Unprotected {{en icon}} templates are then deleted.

For each of the rtl languages, the CJK languages, other non-Latin scripts (Greek, Hebrew, Cyrillic), and in keeping with MOS:Foriegn terms, special rules require that the content of |title= must match the language identified in {{xx icon}} or |language=. For example, the rule for Arabic requires an {{ar icon}} or |language=ar or |language=Arabic and that |title= contain only punctuation, digits (0–9), and Arabic script. When these conditions are met, task 6 replaces |title=... with |script-title=ar:..., adds |language=ar (if appropriate) and deletes the adjacent {{ar icon}} template (if present).

Languages for which task 6 supports |script-title= are:

when |language=divehi, |language=dhivehi, |language=maldivian, |language=dv; when citation has adjacent {{dv icon}}, |language= parameter must be |language=Maldivian or |language=dv;


For those languages that use Latin or Latin-variant alphabets, task 6 simply adds |language=xx and deletes the adjacent {{xx icon}} template.
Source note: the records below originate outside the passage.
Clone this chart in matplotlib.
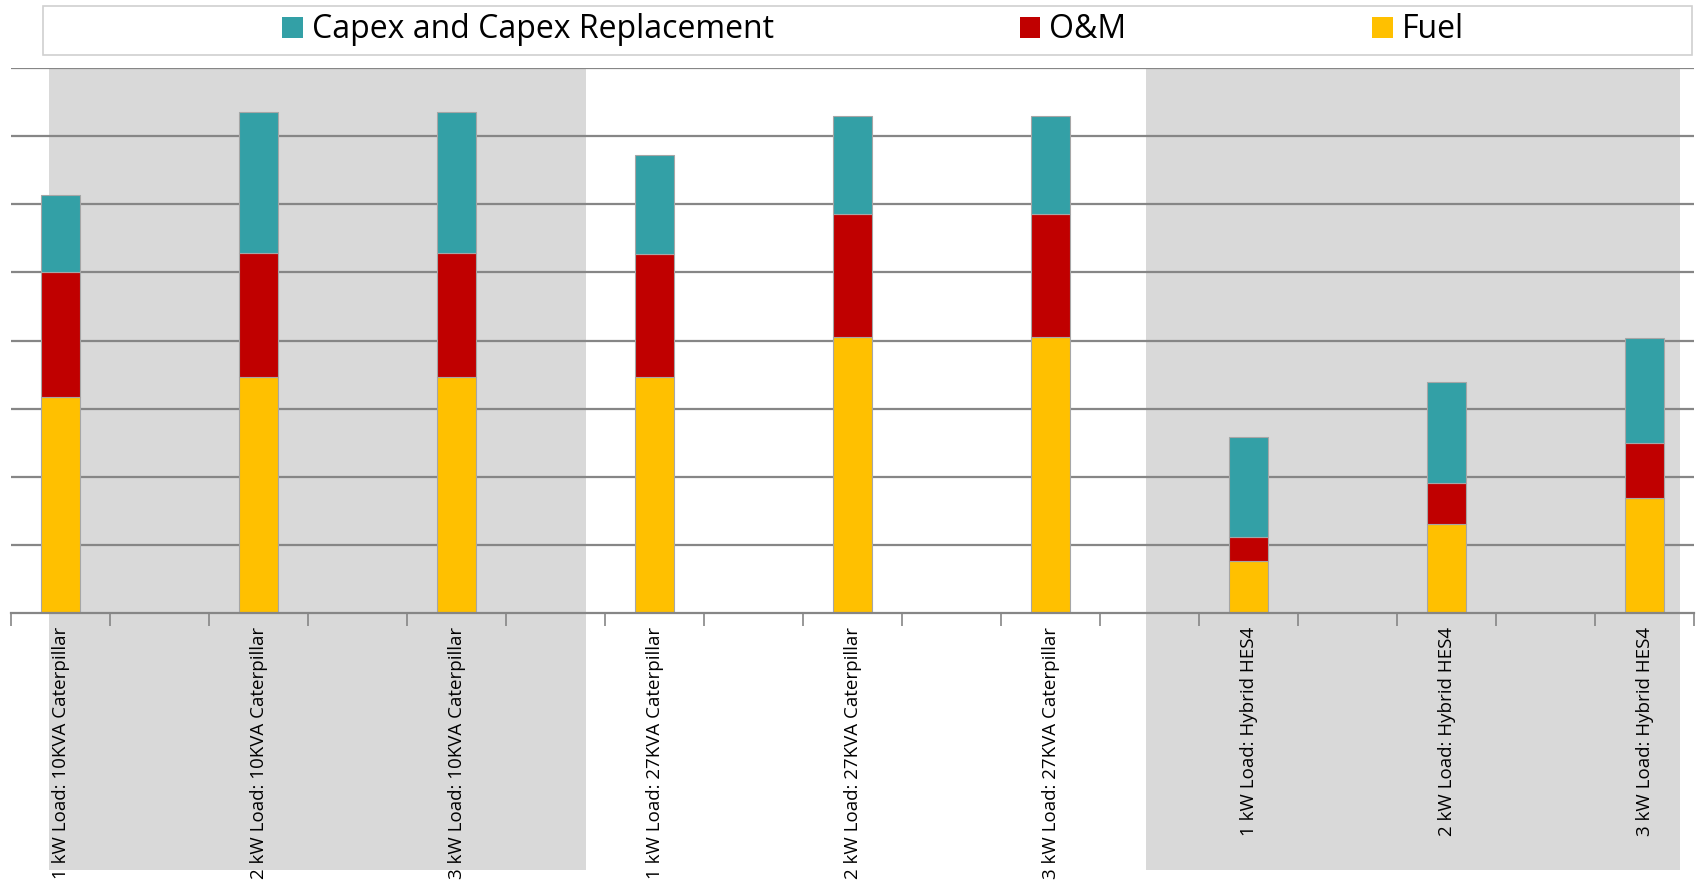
"""
Stacked cost breakdown per load / generator configuration.
"""

import matplotlib.pyplot as plt
import numpy as np
from matplotlib.patches import Rectangle

plt.rcParams["font.family"] = ["Open Sans", "DejaVu Sans"]

labels = [
    "1 kW Load: 10KVA Caterpillar",
    "2 kW Load: 10KVA Caterpillar",
    "3 kW Load: 10KVA Caterpillar",
    "1 kW Load: 27KVA Caterpillar",
    "2 kW Load: 27KVA Caterpillar",
    "3 kW Load: 27KVA Caterpillar",
    "1 kW Load: Hybrid HES4",
    "2 kW Load: Hybrid HES4",
    "3 kW Load: Hybrid HES4",
]
fuel = [3.17, 3.47, 3.47, 3.47, 4.05, 4.05, 0.76, 1.31, 1.69]
om = [1.83, 1.81, 1.81, 1.80, 1.80, 1.80, 0.36, 0.60, 0.81]
capex = [1.14, 2.08, 2.08, 1.46, 1.45, 1.45, 1.46, 1.48, 1.53]

series_names = ["Capex and Capex Replacement", "O&M", "Fuel"]
colors = {"Capex and Capex Replacement": "#33A0A6", "O&M": "#C00000", "Fuel": "#FFC000"}

# shaded backgrounds behind the 10KVA and hybrid groups (x in slot units)
shade_spans = [(-0.12, 5.31), (10.96, 16.36)]

fig = plt.figure(figsize=(17.01, 8.86), dpi=100)
ax = fig.add_axes([11 / 1701, 273 / 886, 1683 / 1701, 545 / 886])

# every bar sits on every other category slot
x = np.arange(len(labels)) * 2
n_slots = 2 * len(labels) - 1

for left, right in shade_spans:
    ax.add_patch(Rectangle((left, -0.472), right - left, 1.472,
                           transform=ax.get_xaxis_transform(),
                           facecolor="#D9D9D9", edgecolor="none",
                           clip_on=False, zorder=0))

bottom = np.zeros(len(labels))
for name, vals in [("Fuel", fuel), ("O&M", om), ("Capex and Capex Replacement", capex)]:
    ax.bar(x, vals, width=0.4, bottom=bottom, color=colors[name],
           edgecolor="#A6A6A6", linewidth=0.8, label=name, zorder=3)
    bottom += np.array(vals)

ax.set_xlim(-0.5, n_slots - 0.5)
ax.set_ylim(0, 8)
ax.set_facecolor("none")

for yv in range(1, 9):
    ax.axhline(yv, color="#868686", linewidth=1.6, zorder=1)

for s in ["left", "right", "top"]:
    ax.spines[s].set_visible(False)
ax.spines["bottom"].set_color("#868686")
ax.spines["bottom"].set_linewidth(1.6)
ax.spines["bottom"].set_zorder(4)

ax.set_yticks([])
ax.set_xticks(np.arange(n_slots + 1) - 0.5)
ax.set_xticklabels([])
ax.tick_params(axis="x", which="major", length=9, width=1.2, color="#868686")
ax.set_xticks(x, minor=True)
ax.set_xticklabels(labels, minor=True, rotation=90, va="top", ha="center",
                   fontsize=13.5)
ax.tick_params(axis="x", which="minor", length=0, pad=10)

# legend: outer frame plus a frameless legend row inside it
fig.add_artist(Rectangle((43 / 1701, 1 - 55 / 886), 1649 / 1701, 49 / 886,
                         transform=fig.transFigure, facecolor="white",
                         edgecolor="#D0D0D0", linewidth=1.2))
handles = [Rectangle((0, 0), 1, 1, facecolor=colors[n]) for n in series_names]
fig.legend(handles, series_names, loc="center", bbox_to_anchor=(873 / 1701, 1 - 30 / 886),
           ncol=3, frameon=False, fontsize=23, handlelength=0.65, handleheight=0.65,
           handletextpad=0.27, columnspacing=7.7)

fig.savefig("out.png", dpi=100)
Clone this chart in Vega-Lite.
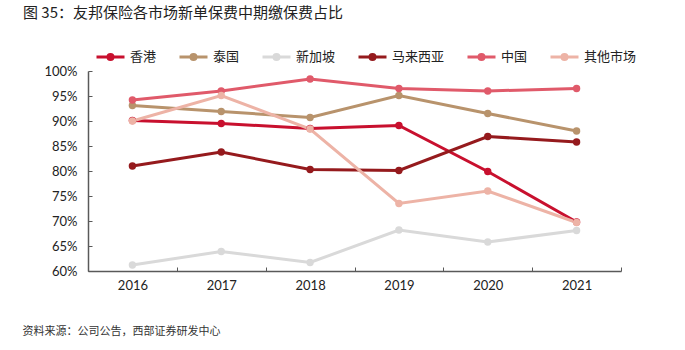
{
  "$schema": "https://vega.github.io/schema/vega-lite/v6.json",
  "width": 533,
  "height": 200,
  "autosize": "none",
  "padding": {"left": 88, "top": 71, "right": 64, "bottom": 79},
  "background": "white",
  "title": {
    "text": "图 35：友邦保险各市场新单保费中期缴保费占比",
    "anchor": "start",
    "frame": "group",
    "dx": -65,
    "offset": 20,
    "fontSize": 15,
    "fontWeight": "normal",
    "font": "Noto Sans CJK SC",
    "color": "#222222"
  },
  "data": {
    "values": [
      {"year": "2016", "market": "香港", "value": 90.1},
      {"year": "2017", "market": "香港", "value": 89.5},
      {"year": "2018", "market": "香港", "value": 88.5},
      {"year": "2019", "market": "香港", "value": 89.1},
      {"year": "2020", "market": "香港", "value": 79.9},
      {"year": "2021", "market": "香港", "value": 69.8},
      {"year": "2016", "market": "泰国", "value": 93.1},
      {"year": "2017", "market": "泰国", "value": 91.9},
      {"year": "2018", "market": "泰国", "value": 90.7},
      {"year": "2019", "market": "泰国", "value": 95.1},
      {"year": "2020", "market": "泰国", "value": 91.5},
      {"year": "2021", "market": "泰国", "value": 88.0},
      {"year": "2016", "market": "新加坡", "value": 61.2},
      {"year": "2017", "market": "新加坡", "value": 63.9},
      {"year": "2018", "market": "新加坡", "value": 61.7},
      {"year": "2019", "market": "新加坡", "value": 68.2},
      {"year": "2020", "market": "新加坡", "value": 65.8},
      {"year": "2021", "market": "新加坡", "value": 68.1},
      {"year": "2016", "market": "马来西亚", "value": 81.0},
      {"year": "2017", "market": "马来西亚", "value": 83.8},
      {"year": "2018", "market": "马来西亚", "value": 80.3},
      {"year": "2019", "market": "马来西亚", "value": 80.1},
      {"year": "2020", "market": "马来西亚", "value": 86.9},
      {"year": "2021", "market": "马来西亚", "value": 85.8},
      {"year": "2016", "market": "中国", "value": 94.2},
      {"year": "2017", "market": "中国", "value": 96.0},
      {"year": "2018", "market": "中国", "value": 98.4},
      {"year": "2019", "market": "中国", "value": 96.5},
      {"year": "2020", "market": "中国", "value": 96.0},
      {"year": "2021", "market": "中国", "value": 96.5},
      {"year": "2016", "market": "其他市场", "value": 90.0},
      {"year": "2017", "market": "其他市场", "value": 95.1},
      {"year": "2018", "market": "其他市场", "value": 88.4},
      {"year": "2019", "market": "其他市场", "value": 73.5},
      {"year": "2020", "market": "其他市场", "value": 76.0},
      {"year": "2021", "market": "其他市场", "value": 69.7}
    ]
  },
  "encoding": {
    "x": {
      "field": "year",
      "type": "ordinal",
      "scale": {"type": "band", "paddingInner": 0, "paddingOuter": 0},
      "axis": {
        "title": "资料来源：公司公告，西部证券研发中心",
        "titleX": -66,
        "titleY": 60,
        "titleAnchor": "start",
        "titleAlign": "left",
        "titleBaseline": "middle",
        "titleFont": "Noto Sans CJK SC",
        "titleFontSize": 11,
        "titleFontWeight": "normal",
        "titleColor": "#333333",
        "labelAngle": 0,
        "labelFont": "Lato",
        "labelFontSize": 13,
        "labelColor": "#222222",
        "labelPadding": 12,
        "tickBand": "extent",
        "tickSize": -4,
        "tickColor": "#595959",
        "domainColor": "#595959",
        "domainWidth": 1.5,
        "grid": false
      }
    },
    "y": {
      "field": "value",
      "type": "quantitative",
      "scale": {"domain": [60, 100], "nice": false, "zero": false},
      "axis": {
        "title": null,
        "values": [60, 65, 70, 75, 80, 85, 90, 95, 100],
        "labelExpr": "datum.value + '%'",
        "labelFont": "Lato",
        "labelFontSize": 13,
        "labelColor": "#222222",
        "labelPadding": 15,
        "tickSize": -4,
        "tickColor": "#595959",
        "domainColor": "#595959",
        "domainWidth": 1.5,
        "grid": false
      }
    },
    "color": {
      "field": "market",
      "type": "nominal",
      "scale": {
        "domain": ["香港", "泰国", "新加坡", "马来西亚", "中国", "其他市场"],
        "range": ["#C8102E", "#B8936C", "#D9D9D9", "#951A1D", "#E05A6A", "#EDB3A6"]
      },
      "legend": {
        "title": null,
        "orient": "none",
        "legendX": 7,
        "legendY": -30,
        "direction": "horizontal",
        "columns": 6,
        "columnPadding": 16,
        "labelOffset": 4,
        "labelFont": "Noto Sans CJK SC",
        "labelFontSize": 13,
        "labelColor": "#222222",
        "symbolType": "M-1,0H1M-0.18,0A0.18,0.18,0,1,1,0.18,0A0.18,0.18,0,1,1,-0.18,0Z",
        "symbolSize": 784,
        "symbolStrokeWidth": 3,
        "encode": {
          "symbols": {
            "update": {
              "fill": {"scale": "color", "field": "value"},
              "stroke": {"scale": "color", "field": "value"},
              "strokeWidth": {"value": 3},
              "opacity": {"value": 1}
            }
          }
        }
      }
    }
  },
  "layer": [
    {"mark": {"type": "line", "strokeWidth": 3}},
    {"mark": {"type": "point", "filled": true, "size": 55, "opacity": 1}}
  ],
  "config": {"view": {"stroke": null}}
}
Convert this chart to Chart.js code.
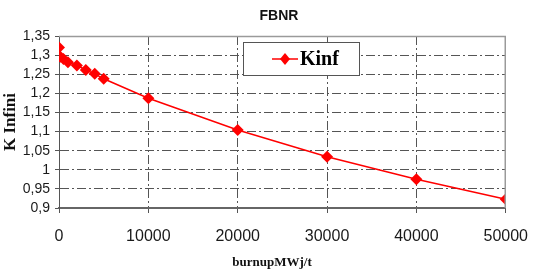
<!DOCTYPE html>
<html>
<head>
<meta charset="utf-8">
<script src="https://cdn.jsdelivr.net/npm/chart.js@4"></script>
<style>
  html,body{margin:0;padding:0;background:#fff;}
  #wrap{width:542px;height:272px;}
</style>
</head>
<body>
<div id="wrap"><canvas id="myChart" width="542" height="272"></canvas></div>
<script>
// burnup (MWj/t) and K infini values
const burnup = [0, 150, 500, 1000, 2000, 3000, 4000, 5000, 10000, 20000, 30000, 40000, 50000];
const kinf = [1.320, 1.296, 1.290, 1.281, 1.273, 1.261, 1.251, 1.238, 1.187, 1.104, 1.034, 0.975, 0.923];
const seriesName = 'Kinf';
const chartTitle = 'FBNR';
const xTitle = 'burnupMWj/t';
const yTitle = 'K Infini';

const points = [];
for (let i = 0; i < burnup.length; i++) {
    points.push({x: burnup[i], y: kinf[i]});
}

// title, x title, frame and the boxed legend inside the plot
const extras = {
    id: 'extras',
    afterDraw(chart) {
        const c = chart.ctx;
        const a = chart.chartArea;
        c.save();
        // top / right frame
        c.strokeStyle = '#9a9a9a';
        c.lineWidth = 1.5;
        c.beginPath();
        c.moveTo(a.left, a.top + 0.5);
        c.lineTo(a.right - 0.5, a.top + 0.5);
        c.lineTo(a.right - 0.5, a.bottom);
        c.stroke();

        c.fillStyle = '#111';
        c.textAlign = 'center';
        c.textBaseline = 'middle';
        c.font = 'bold 14px "Liberation Sans", Arial, sans-serif';
        c.fillText(chartTitle, 279, 16);
        c.font = 'bold 13px "Liberation Serif", "Times New Roman", serif';
        c.fillText(xTitle, 272, 263);

        // legend box
        const lx = 243, ly = 42, lw = 116, lh = 33;
        c.fillStyle = '#fff';
        c.fillRect(lx, ly, lw, lh);
        c.strokeStyle = '#555';
        c.lineWidth = 1;
        c.strokeRect(lx + 0.5, ly + 0.5, lw, lh);
        const ds = chart.data.datasets[0];
        c.strokeStyle = ds.borderColor;
        c.lineWidth = 1.5;
        c.beginPath();
        c.moveTo(272, 59);
        c.lineTo(298, 59);
        c.stroke();
        c.fillStyle = ds.backgroundColor;
        c.beginPath();
        c.moveTo(285, 53);
        c.lineTo(290, 59);
        c.lineTo(285, 65);
        c.lineTo(280, 59);
        c.closePath();
        c.fill();
        c.fillStyle = '#000';
        c.textAlign = 'left';
        c.font = 'bold 20px "Liberation Serif", "Times New Roman", serif';
        c.fillText(ds.label, 300, 60);
        c.restore();
    }
};

const gridDash = [9, 3, 2, 3];

const ctx = document.getElementById('myChart').getContext('2d');
const myChart = new Chart(ctx, {
    type: 'line',
    data: {
        datasets: [{
            label: seriesName,
            data: points,
            borderColor: '#ff0000',
            backgroundColor: '#ff0000',
            borderWidth: 1.5,
            pointStyle: 'rectRot',
            pointRadius: 6,
            pointBorderWidth: 0,
            tension: 0
        }]
    },
    options: {
        responsive: false,
        animation: false,
        layout: {padding: {top: 36, right: 22, bottom: 0, left: 0}},
        scales: {
            x: {
                type: 'linear',
                min: 0,
                max: 50000,
                afterFit(scale) { scale.height = 64; },
                ticks: {
                    stepSize: 10000,
                    padding: 14,
                    maxRotation: 0,
                    autoSkip: false,
                    color: '#1a1a1a',
                    font: {family: '"Liberation Sans", Arial, sans-serif', size: 16},
                    callback: v => String(v)
                },
                grid: {
                    color: '#555',
                    lineWidth: 1,
                    tickLength: 5,
                    tickColor: '#555',
                    tickBorderDash: []
                },
                border: {color: '#666', width: 2, dash: gridDash}
            },
            y: {
                min: 0.9,
                max: 1.35,
                afterFit(scale) { scale.width = 59; },
                ticks: {
                    stepSize: 0.05,
                    padding: 5,
                    autoSkip: false,
                    color: '#1a1a1a',
                    font: {family: '"Liberation Sans", Arial, sans-serif', size: 14},
                    callback: v => String(Math.round(v * 100) / 100).replace('.', ',')
                },
                grid: {
                    color: '#555',
                    lineWidth: 1,
                    tickLength: 4,
                    tickColor: '#555',
                    tickBorderDash: []
                },
                border: {color: '#555', width: 1, dash: gridDash},
                title: {
                    display: true,
                    text: yTitle,
                    color: '#111',
                    padding: {top: 0, bottom: 0},
                    font: {family: '"Liberation Serif", "Times New Roman", serif', size: 17, weight: 'bold'}
                }
            }
        },
        plugins: {
            legend: {display: false},
            title: {display: false},
            tooltip: {enabled: false}
        }
    },
    plugins: [extras]
});
</script>
</body>
</html>
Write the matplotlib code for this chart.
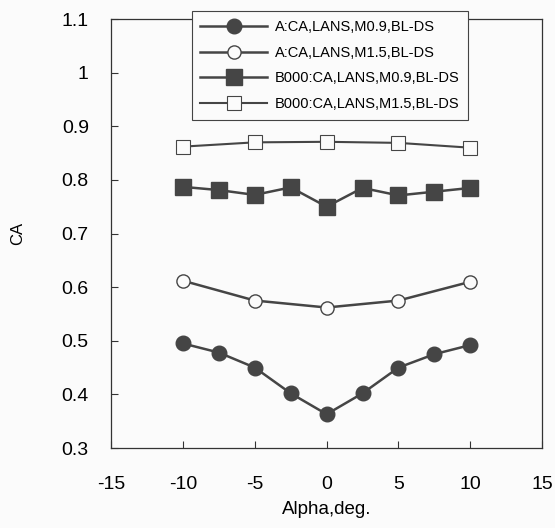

Where those CS1 citations with Latin characters in |title=, and which now contain __PROTECTED1__, task 6 deletes the icon and adds |language=xx to the citation.

As a final step, wherever task 6 added __PROTECTED__, __PROTECTED1__, and __PROTECTED2__, that text is removed.

From 18 April 2015‎ Module:Citation/CS1 supports a comma delimited list of language names. From Rev. o, task 6 will locate cs1|2 templates followed by two to five {{xx icon}} templates and add the codes from those template to a |language= parameter.

Hidden under the hood at Module:Citation/CS1 is the process that takes |title=transcription, |script-title=xx:original writing system title, and |trans-title=translated title and puts them all together with <bdi lang="xx">...</bdi> which both isolates the content for rtl languages and helps the browser to correctly display the script.

If, at the end of all of this, only casing has been changed ({{XX icon}} to {{xx icon}}) then the change is not saved.

Article pages that contain {{bots|Monkbot 6}} or that do not contain Module:Citation/CS1-supported templates will not be edited by this task.